> [OBJECTIVE] Below is some material; set it all down exactly, apart from the pictures.
── DATASET SECTION ──
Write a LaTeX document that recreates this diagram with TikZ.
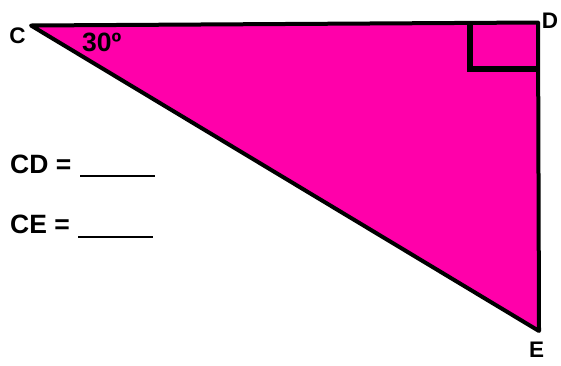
\documentclass[tikz,border=0pt]{standalone}
\usepackage{fontspec}
\setmainfont{Liberation Sans}
\definecolor{tripink}{RGB}{255,0,170}
\begin{document}
\begin{tikzpicture}[x=1pt,y=-1pt,
  vlabel/.style={font=\bfseries\fontsize{22.5}{22.5}\selectfont, inner sep=0pt},
  tlabel/.style={font=\bfseries\fontsize{26.5}{26.5}\selectfont, inner sep=0pt, anchor=base west},
  edge/.style={line width=4pt, line join=round, line cap=round}]
\useasboundingbox (0,0) rectangle (561,365);
\coordinate (C) at (31,25.5);
\coordinate (D) at (538,22.5);
\coordinate (E) at (539,331);
\fill[tripink] (C) -- (D) -- (E) -- cycle;
\coordinate (Sa) at (470,23);
\coordinate (Sb) at (470,68.5);
\coordinate (Sc) at (538,68.5);
\draw[line width=6pt] (Sa) -- (Sb) -- (Sc);
\draw[edge] (C) -- (D) -- (E) -- cycle;
\node[vlabel] (lc) at (17.5,36) {C};
\node[vlabel] (ld) at (550,20.5) {D};
\node[vlabel] (le) at (536.5,350) {E};
\node[tlabel] (ang) at (82,51) {30º};
\node[tlabel] (cd) at (10,173) {CD =};
\node[tlabel] (ce) at (10,233) {CE =};
\coordinate (b1a) at (80,176);
\coordinate (b1b) at (155,176);
\coordinate (b2a) at (78,237);
\coordinate (b2b) at (153,237);
\draw[line width=2.5pt] (b1a) -- (b1b);
\draw[line width=2.5pt] (b2a) -- (b2b);
\end{tikzpicture}
\end{document}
───
> [EXERCISE SOLUTION]
Write a LaTeX document that recreates this diagram with TikZ.
\documentclass[tikz,border=0pt]{standalone}
\usepackage{fontspec}
\setmainfont{Liberation Sans}
\definecolor{tripink}{RGB}{255,0,170}
\begin{document}
\begin{tikzpicture}[x=1pt,y=-1pt,
  vlabel/.style={font=\bfseries\fontsize{22.5}{22.5}\selectfont, inner sep=0pt},
  tlabel/.style={font=\bfseries\fontsize{26.5}{26.5}\selectfont, inner sep=0pt, anchor=base west},
  edge/.style={line width=4pt, line join=round, line cap=round}]
\useasboundingbox (0,0) rectangle (561,365);
\coordinate (C) at (31,25.5);
\coordinate (D) at (538,22.5);
\coordinate (E) at (539,331);
\fill[tripink] (C) -- (D) -- (E) -- cycle;
\coordinate (Sa) at (470,23);
\coordinate (Sb) at (470,68.5);
\coordinate (Sc) at (538,68.5);
\draw[line width=6pt] (Sa) -- (Sb) -- (Sc);
\draw[edge] (C) -- (D) -- (E) -- cycle;
\node[vlabel] (lc) at (17.5,36) {C};
\node[vlabel] (ld) at (550,20.5) {D};
\node[vlabel] (le) at (536.5,350) {E};
\node[tlabel] (ang) at (82,51) {30º};
\node[tlabel] (cd) at (10,173) {CD =};
\node[tlabel] (ce) at (10,233) {CE =};
\coordinate (b1a) at (80,176);
\coordinate (b1b) at (155,176);
\coordinate (b2a) at (78,237);
\coordinate (b2b) at (153,237);
\draw[line width=2.5pt] (b1a) -- (b1b);
\draw[line width=2.5pt] (b2a) -- (b2b);
\end{tikzpicture}
\end{document}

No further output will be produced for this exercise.